The RISE test has made its way into our schools and has taken my third graders six hours to complete. They have taken their time, shown their work and treated the test seriously. As a teacher, I have prepared my students with appropriate, rigorous curriculum, engaging activities and more importantly, have worked hard to teach them to believe in their abilities and to adopt a growth mindset. Their achievement and growth this year has been a pleasure to witness. Every member of our classroom community has done their job to prepare for the RISE test.
The same cannot be said for the State Board of Education and Questar, the company responsible for the RISE test. Some of the problems include students being unable to submit their tests, testing outages, results coming in slowly and in unpredictable ways, a lack of communication from the state or parent company regarding the problems, and an overall unpreparedness in administration of the test. Another alarming fact: Utah knew of these problems happening in other states when they contracted with ETS, Questar’s parent company.

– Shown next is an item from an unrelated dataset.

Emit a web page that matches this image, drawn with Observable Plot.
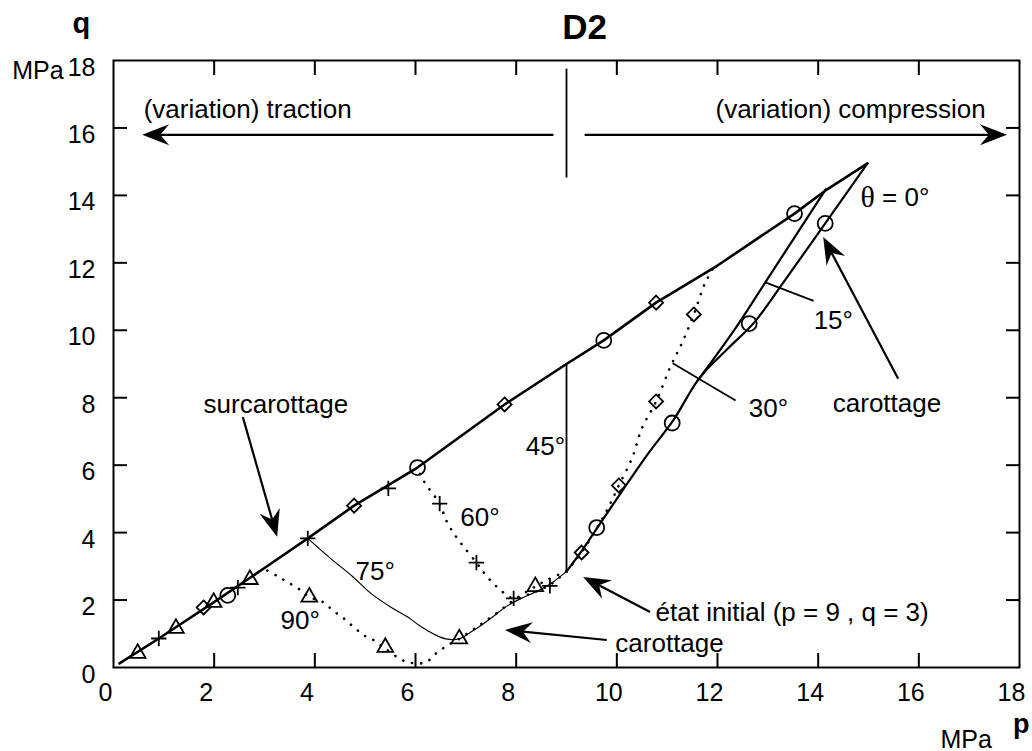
<!DOCTYPE html>
<html><head><meta charset="utf-8">
<script src="https://cdn.jsdelivr.net/npm/d3@7"></script>
<script src="https://cdn.jsdelivr.net/npm/@observablehq/plot@0.6"></script>
<style>
html,body{margin:0;padding:0;background:#fff;}
#chart{width:1032px;height:751px;}
</style></head><body><div id="chart"></div>
<script>
// ---- axis ticks ----
const pTicks = [0,2,4,6,8,10,12,14,16,18];
const qTicks = [0,2,4,6,8,10,12,14,16,18];
const innerTicks = [2,4,6,8,10,12,14,16];

// ---- stress paths [p, q] (MPa) ----
const surcarottage = [[0.12,0.12],[0.9,0.86],[1.99,1.93],[3.0,2.95],[3.86,3.83],[4.78,4.8],[6.04,5.93],[7.77,7.8],[9.0,9.0],[9.74,9.7],[10.78,10.82],[12.0,11.92],[13.53,13.46],[14.18,14.18],[14.98,14.95]];
const theta0 = [[9.0,2.85],[9.3,3.45],[9.6,4.12],[10.1,5.22],[10.65,6.4],[11.13,7.35],[11.6,8.5],[12.2,9.45],[12.74,10.25],[13.31,11.42],[14.14,13.17],[14.98,14.95]];
const theta15 = [[11.6,8.5],[12.42,10.2],[12.95,11.42],[14.15,14.18]];
const theta30 = [[9.0,2.85],[9.3,3.42],[9.6,4.12],[9.85,4.8],[10.04,5.4],[10.3,6.2],[10.5,7.1],[10.78,7.89],[11.06,8.9],[11.3,9.64],[11.53,10.47],[11.75,11.39],[11.95,11.92]];
const theta45 = [[9.0,2.85],[9.0,9.0]];
const theta60 = [[9.0,2.85],[8.67,2.45],[8.3,2.2],[7.95,2.05],[7.75,2.22],[7.55,2.49],[7.37,2.79],[7.21,3.11],[6.91,3.67],[6.75,4.0],[6.61,4.36],[6.48,4.86],[6.27,5.3],[6.12,5.64],[6.04,5.93]];
const theta75 = [[9.0,2.85],[8.7,2.5],[8.4,2.25],[8.1,2.05],[7.85,1.85],[7.6,1.58],[7.35,1.3],[7.1,1.05],[6.87,0.85],[6.6,0.85],[6.35,1.0],[6.1,1.22],[5.86,1.48],[5.52,1.78],[5.12,2.19],[4.75,2.7],[4.3,3.25],[3.86,3.83]];
const theta90 = [[9.0,2.85],[8.62,2.6],[8.38,2.4],[8.0,2.05],[7.6,1.6],[7.2,1.18],[6.87,0.85],[6.63,0.65],[6.4,0.41],[6.2,0.15],[5.8,0.18],[5.4,0.56],[5.18,0.8],[4.98,0.95],[4.78,1.19],[4.58,1.45],[4.36,1.69],[4.16,1.94],[3.89,2.09],[3.73,2.28],[3.29,2.68],[3.0,2.92]];

// ---- markers [p, q] ----
const circles = [[9.6,4.15],[11.1,7.25],[12.63,10.2],[14.14,13.17],[13.53,13.46],[9.74,9.7],[6.04,5.93],[2.27,2.14]];
const diamonds = [[9.3,3.41],[10.04,5.4],[10.78,7.89],[11.53,10.47],[10.78,10.82],[7.77,7.8],[4.78,4.8],[1.79,1.78]];
const crosses = [[8.67,2.42],[7.95,2.05],[7.21,3.11],[6.48,4.86],[5.46,5.31],[3.86,3.83],[2.47,2.37],[0.9,0.86]];
const triangles = [[8.38,2.4],[6.87,0.85],[5.4,0.6],[3.89,2.09],[2.71,2.61],[1.99,1.93],[1.24,1.16],[0.48,0.42]];

// ---- annotation texts ----
const labelTexts = ["(variation) traction","(variation) compression","surcarottage","carottage","15°","30°","45°","60°","75°","90°","état initial (p = 9 , q = 3)","carottage"];
const labelP = [0.6,11.96,1.79,14.29,13.91,12.62,8.19,6.89,4.81,3.32,10.77,9.97];
const labelQ = [16.55,16.55,7.8,7.83,10.29,7.68,6.55,4.45,2.85,1.39,1.64,0.72];
const labels = labelTexts.map((t,i)=>({t, p:labelP[i], q:labelQ[i]}));

// leader / divider lines
const leaders = [
  {p1:12.95,q1:11.42,p2:13.91,q2:10.87},
  {p1:11.11,q1:9.02,p2:12.36,q2:7.92},
  {p1:9.0,q1:14.53,p2:9.0,q2:17.76}
];
// arrows (tail -> head)
const arrows = [
  {p1:8.75,q1:15.78,p2:0.58,q2:15.78},
  {p1:9.37,q1:15.78,p2:17.76,q2:15.78},
  {p1:2.58,q1:7.41,p2:3.26,q2:3.86},
  {p1:15.6,q1:8.55,p2:14.11,q2:12.75},
  {p1:10.67,q1:1.63,p2:9.34,q2:2.67},
  {p1:9.81,q1:0.8,p2:7.79,q2:1.1}
];

const P = d => d[0], Q = d => d[1];
const dotted = {x:P, y:Q, stroke:"black", strokeWidth:2.6, strokeLinecap:"round", strokeDasharray:"0.1 9", curve:"catmull-rom"};
const mk = {x:P, y:Q, stroke:"black", strokeWidth:1.8, fill:"none"};
const font = "'Liberation Sans', Helvetica, Arial, sans-serif";

const chart = Plot.plot({
  width: 1032, height: 751,
  marginLeft: 113, marginRight: 13, marginTop: 60, marginBottom: 84,
  x: {domain:[0,18], axis:null},
  y: {domain:[0,18], axis:null},
  style: {fontFamily: font, fontSize: "25px", background:"white", color:"black", overflow:"visible"},
  marks: [
    Plot.frame({stroke:"black", strokeWidth:2}),
    Plot.axisX({anchor:"bottom", ticks: innerTicks, tickSize:14, dy:-14, strokeWidth:2, tickFormat:()=>"", label:null}),
    Plot.axisX({anchor:"top", ticks: innerTicks, tickSize:14, dy:14, strokeWidth:2, tickFormat:()=>"", label:null}),
    Plot.axisY({anchor:"left", ticks: innerTicks, tickSize:14, dx:14, strokeWidth:2, tickFormat:()=>"", label:null}),
    Plot.axisY({anchor:"right", ticks: innerTicks, tickSize:14, dx:-14, strokeWidth:2, tickFormat:()=>"", label:null}),
    Plot.axisX({anchor:"bottom", ticks: pTicks, tickSize:0, tickPadding:16, dx:-8, fontSize:25, label:null}),
    Plot.axisY({anchor:"left", ticks: qTicks, tickSize:0, tickPadding:18, dy:7, fontSize:25, label:null}),

    Plot.line(surcarottage, {x:P, y:Q, stroke:"black", strokeWidth:2.6}),
    Plot.line(theta0, {x:P, y:Q, stroke:"black", strokeWidth:2.2, curve:"monotone-x"}),
    Plot.line(theta15, {x:P, y:Q, stroke:"black", strokeWidth:2.2, curve:"monotone-x"}),
    Plot.line(theta30, dotted),
    Plot.line(theta45, {x:P, y:Q, stroke:"black", strokeWidth:1.8}),
    Plot.line(theta60, dotted),
    Plot.line(theta75, {x:P, y:Q, stroke:"black", strokeWidth:1.2, curve:"catmull-rom"}),
    Plot.line(theta90, dotted),

    Plot.dot(circles, {...mk, symbol:"circle", r:7.5}),
    Plot.dot(diamonds, {...mk, symbol:"diamond2", r:6.3}),
    Plot.dot(crosses, {...mk, symbol:"plus", r:5}),
    Plot.dot(triangles, {...mk, symbol:"triangle2", r:7.5}),

    Plot.link(leaders, {x1:"p1", y1:"q1", x2:"p2", y2:"q2", stroke:"black", strokeWidth:1.8}),

    Plot.text(labels, {x:"p", y:"q", text:"t", textAnchor:"start", fontSize:26, fill:"black"}),
    Plot.text(["θ"], {x:14.84, y:13.94, text:d=>d, textAnchor:"start", fontSize:30, fontFamily:"'Liberation Serif', 'Times New Roman', serif"}),
    Plot.text(["= 0°"], {x:15.27, y:13.94, text:d=>d, textAnchor:"start", fontSize:26}),
    Plot.text(["D2"], {x:9.36, y:18.97, text:d=>d, textAnchor:"middle", fontSize:35, fontWeight:"bold"}),
    Plot.text(["q"], {x:-0.64, y:19.1, text:d=>d, textAnchor:"middle", fontSize:29, fontWeight:"bold"}),
    Plot.text(["MPa"], {x:-0.99, y:17.7, text:d=>d, textAnchor:"end", fontSize:25}),
    Plot.text(["p"], {x:18.2, y:-1.68, text:d=>d, textAnchor:"end", fontSize:27, fontWeight:"bold"}),
    Plot.text(["MPa"], {x:16.43, y:-2.14, text:d=>d, textAnchor:"start", fontSize:25})
  ]
});

document.getElementById("chart").appendChild(chart);

// filled barbed arrowheads, positioned with the chart's own scales
const sx = chart.scale("x"), sy = chart.scale("y");
const g = d3.select(chart).append("g").attr("aria-label","arrows");
for (const a of arrows) {
  const x1 = sx.apply(a.p1), y1 = sy.apply(a.q1), x2 = sx.apply(a.p2), y2 = sy.apply(a.q2);
  const dx = x2-x1, dy = y2-y1, len = Math.hypot(dx,dy);
  const ux = dx/len, uy = dy/len, nx = -uy, ny = ux;
  const L = 27, W = 10.5, N = 18;
  g.append("line").attr("x1",x1).attr("y1",y1).attr("x2",x2-ux*N).attr("y2",y2-uy*N)
    .attr("stroke","black").attr("stroke-width",2.2);
  const pts = [[x2,y2],[x2-ux*L+nx*W, y2-uy*L+ny*W],[x2-ux*N, y2-uy*N],[x2-ux*L-nx*W, y2-uy*L-ny*W]];
  g.append("path").attr("d","M"+pts.map(p=>p.join(",")).join("L")+"Z").attr("fill","black");
}
</script></body></html>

The RISE test has been problematic from the beginning. I am hearing I will not get my English Language Arts results until August. This does not empower me to make reflective choices and changes to my practice to meet the needs of my students. It also doesn’t empower my students to know where they are, and what to work on to progress further in their learning. The people paying the price for the problems surrounding this test are the teachers and students, and the problems need to be fixed sooner rather than later if the state plans on using Questar in future years.